Walaupun sudah ada landas yuridis dan janji politik dalam RPJMN namun kemauan Politik anggaran Pemerintah lalu belum mampu melindungi pekerja informal miskin dan tidak mampu. Justru politik anggaran Pemerintah lebih mendahului melindungi pekerja formal yang relative sudah jauh lebih Sejahtera dibandingkan pekerja informal miskin dan tidak mampu, yaitu dengan hadirnya Program Bantuan Subsidi Upah (BSU) untuk pekerja formal yang sudah empat kali digulirkan dengan biaya puluhan triliun, dan subsidi iuran program Jaminan Kehilangan Pekerjaan (JKP) yang tiap tahun dialokasikan sekitar Rp.1 Triliun untuk melindungi pekerja formal yang mengalami PHK. Kesenjangan perlindungan yang sangat ekstrem terus dipertontonkan oleh Pemerintah, seakan pekerja informal miskin dan tidak mampu tidak berhak untuk dilindungi dalam jaminan sosial.
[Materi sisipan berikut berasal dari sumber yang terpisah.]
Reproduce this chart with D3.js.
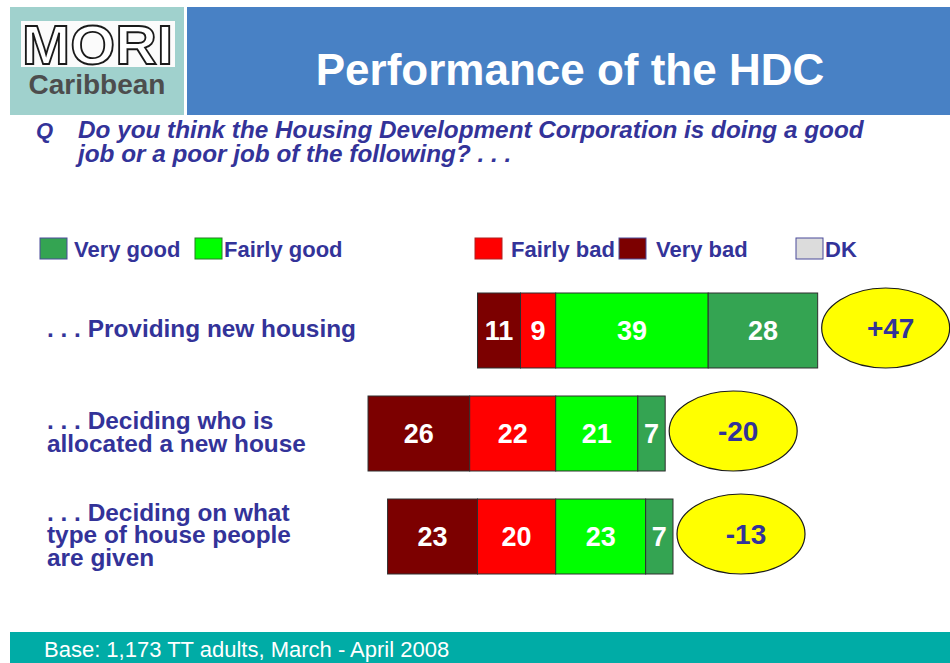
<!DOCTYPE html>
<html>
<head>
<meta charset="utf-8">
<script src="https://cdn.jsdelivr.net/npm/d3@7"></script>
<style>
	body { margin: 0; background: #fff; }
	#chart { width: 950px; height: 663px; }
	text { font-family: "Liberation Sans", Arial, sans-serif; }
</style>
</head>
<body>
<div id="chart"></div>
<script>
//**********************************
// data
//**********************************
var categories = [
	[". . . Providing new housing"],
	[". . . Deciding who is", "allocated a new house"],
	[". . . Deciding on what", "type of house people", "are given"]
];
var veryBad    = [11, 26, 23];
var fairlyBad  = [9, 22, 20];
var fairlyGood = [39, 21, 23];
var veryGood   = [28, 7, 7];
var netScores  = ["+47", "-20", "-13"];

var legendLabels = ["Very good", "Fairly good", "Fairly bad", "Very bad", "DK"];

var colors = {
	"Very good"   : "#34a452",
	"Fairly good" : "#00ff00",
	"Fairly bad"  : "#ff0000",
	"Very bad"    : "#7c0000",
	"DK"          : "#dcdcdc"
};

var text_blue = "#333399";

//**********************************
// svg
//**********************************
var width = 950, height = 663;

var svg = d3.select("#chart").append("svg")
	.attr("width", width)
	.attr("height", height)
	.style("display", "block");

// header boxes
svg.append("rect")
	.attr("x", 10).attr("y", 7)
	.attr("width", 174).attr("height", 108)
	.style("fill", "#a0d1cd");

svg.append("rect")
	.attr("x", 187).attr("y", 7)
	.attr("width", 763).attr("height", 108)
	.style("fill", "#4881c5");

// logo
svg.append("rect")
	.attr("x", 21).attr("y", 21)
	.attr("width", 154).attr("height", 46)
	.style("fill", "#fbfbfb");

svg.append("text")
	.attr("x", 22).attr("y", 64)
	.attr("textLength", 151)
	.attr("lengthAdjust", "spacingAndGlyphs")
	.style("font-size", "56px")
	.style("font-weight", "bold")
	.style("fill", "#fff")
	.style("stroke", "#1a1a1a")
	.style("stroke-width", 1.8)
	.text("MORI");

svg.append("text")
	.attr("x", 97).attr("y", 94)
	.style("text-anchor", "middle")
	.style("font-size", "28px")
	.style("font-weight", "bold")
	.style("fill", "#4d4d4d")
	.text("Caribbean");

svg.append("text")
	.attr("x", 570).attr("y", 85)
	.style("text-anchor", "middle")
	.style("font-size", "44px")
	.style("font-weight", "bold")
	.style("fill", "#fff")
	.text("Performance of the HDC");

// question
svg.append("text")
	.attr("x", 36).attr("y", 138)
	.style("font-size", "22px")
	.style("font-weight", "bold")
	.style("font-style", "italic")
	.style("fill", text_blue)
	.text("Q");

var question = ["Do you think the Housing Development Corporation is doing a good",
	"job or a poor job of the following? . . ."];

svg.selectAll(".question").data(question).enter()
	.append("text")
	.attr("class", "question")
	.attr("x", 78)
	.attr("y", function(d, i){ return 138 + i * 24; })
	.style("font-size", "24.3px")
	.style("font-weight", "bold")
	.style("font-style", "italic")
	.style("fill", text_blue)
	.text(function(d){ return d; });

// legend
var legend_x = [40, 195, 475, 619, 796];
var legend_tx = [74, 224, 511, 656, 825];

var legend = svg.selectAll(".legend").data(legendLabels).enter()
	.append("g")
	.attr("class", "legend");

legend.append("rect")
	.attr("x", function(d, i){ return legend_x[i]; })
	.attr("y", 238)
	.attr("width", 27)
	.attr("height", 21)
	.style("fill", function(d){ return colors[d]; })
	.style("stroke", function(d){ return d == "Fairly good" ? "#2a7a2a" : (d == "Fairly bad" ? "#b02020" : "#4a4a9a"); })
	.style("stroke-width", 1);

legend.append("text")
	.attr("x", function(d, i){ return legend_tx[i]; })
	.attr("y", 257)
	.style("font-size", "22px")
	.style("font-weight", "bold")
	.style("fill", text_blue)
	.text(function(d){ return d; });

//**********************************
// bars
//**********************************
var scaleX = d3.scaleLinear().domain([-60, 80]).range([321.1, 868.5]);
var scaleY = d3.scaleBand().domain(d3.range(categories.length)).range([293, 574]).paddingInner(0.272);

var rows = categories.map(function(c, i){
	var segs = [];
	var left = -(veryBad[i] + fairlyBad[i]);
	var parts = [
		{ key : "Very bad", value : veryBad[i] },
		{ key : "Fairly bad", value : fairlyBad[i] },
		{ key : "Fairly good", value : fairlyGood[i] },
		{ key : "Very good", value : veryGood[i] }
	];
	var pos = left;
	parts.forEach(function(p){
		segs.push({ key : p.key, value : p.value, x0 : pos, x1 : pos + p.value });
		pos += p.value;
	});
	return { index : i, label : c, segs : segs, end : pos, net : netScores[i] };
});

var row_g = svg.selectAll(".row").data(rows).enter()
	.append("g")
	.attr("class", "row")
	.attr("transform", function(d){ return "translate(0," + scaleY(d.index) + ")"; });

var bw = scaleY.bandwidth();

row_g.selectAll(".seg").data(function(d){ return d.segs; }).enter()
	.append("rect")
	.attr("class", "seg")
	.attr("x", function(d){ return scaleX(d.x0); })
	.attr("y", 0)
	.attr("width", function(d){ return scaleX(d.x1) - scaleX(d.x0); })
	.attr("height", bw)
	.style("fill", function(d){ return colors[d.key]; })
	.style("stroke", "#2e2e2e")
	.style("stroke-width", 1);

row_g.selectAll(".seg_label").data(function(d){ return d.segs; }).enter()
	.append("text")
	.attr("class", "seg_label")
	.attr("x", function(d){ return (scaleX(d.x0) + scaleX(d.x1)) * 0.5; })
	.attr("y", bw * 0.5 + 10)
	.style("text-anchor", "middle")
	.style("font-size", "27px")
	.style("font-weight", "bold")
	.style("fill", "#fff")
	.text(function(d){ return d.value; });

// net score ellipses
row_g.append("ellipse")
	.attr("cx", function(d){ return scaleX(d.end) + 68; })
	.attr("cy", bw * 0.5 - 2.5)
	.attr("rx", 64)
	.attr("ry", 40)
	.style("fill", "#ffff00")
	.style("stroke", "#1a1a1a")
	.style("stroke-width", 1.2);

row_g.append("text")
	.attr("x", function(d){ return scaleX(d.end) + 73; })
	.attr("y", bw * 0.5 + 7.5)
	.style("text-anchor", "middle")
	.style("font-size", "28px")
	.style("font-weight", "bold")
	.style("fill", text_blue)
	.text(function(d){ return d.net; });

// row labels
row_g.each(function(d){
	var n = d.label.length;
	var first = bw * 0.5 + 7 - (n - 1) * 22.5 * 0.5;
	d3.select(this).selectAll(".row_label").data(d.label).enter()
		.append("text")
		.attr("class", "row_label")
		.attr("x", 47)
		.attr("y", function(t, j){ return first + j * 22.5; })
		.style("font-size", "24.4px")
		.style("font-weight", "bold")
		.style("fill", text_blue)
		.text(function(t){ return t; });
});

//**********************************
// footer
//**********************************
svg.append("rect")
	.attr("x", 10).attr("y", 632)
	.attr("width", 940).attr("height", 31)
	.style("fill", "#00aca6");

svg.append("text")
	.attr("x", 44).attr("y", 657)
	.style("font-size", "22px")
	.style("fill", "#fff")
	.text("Base: 1,173 TT adults, March - April 2008");
</script>
</body>
</html>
Saya berharap Presiden Prabowo yang akan membacakan Nota Keuangan dan RUU APBN 2026 juga membacakan Program JKK dan JKm bagi pekerja informal miskin dan tidak mampu, yang sudah tahunan dinanti kehadirannya. Dengan iuran sebesar Rp. 16.800,- per orang per bulan untuk dua program (JKK dan JKm), anggaran yang dialokasikan pun tidak akan memberatkan APBN 2026 (total belanja di RAPBN 2026 sebesar Rp. 3.800 – Rp. 3.820 Triliun).
Semoga Nota Keuangan dan RUU APBN 2026 ini memberikan keadilan, pemanfaatn dan kepastian hukum bagi pekerja informal miskin dan tidak mampu dalam perlindungan jaminan sosial, yang dalam Pasal 28H ayat (3) UUD 1945 jaminan sosial telah diamanatkan sebagai hak konstitusional seluruh rakyat Indonesia.
“No one left behind” dalam jaminan sosial.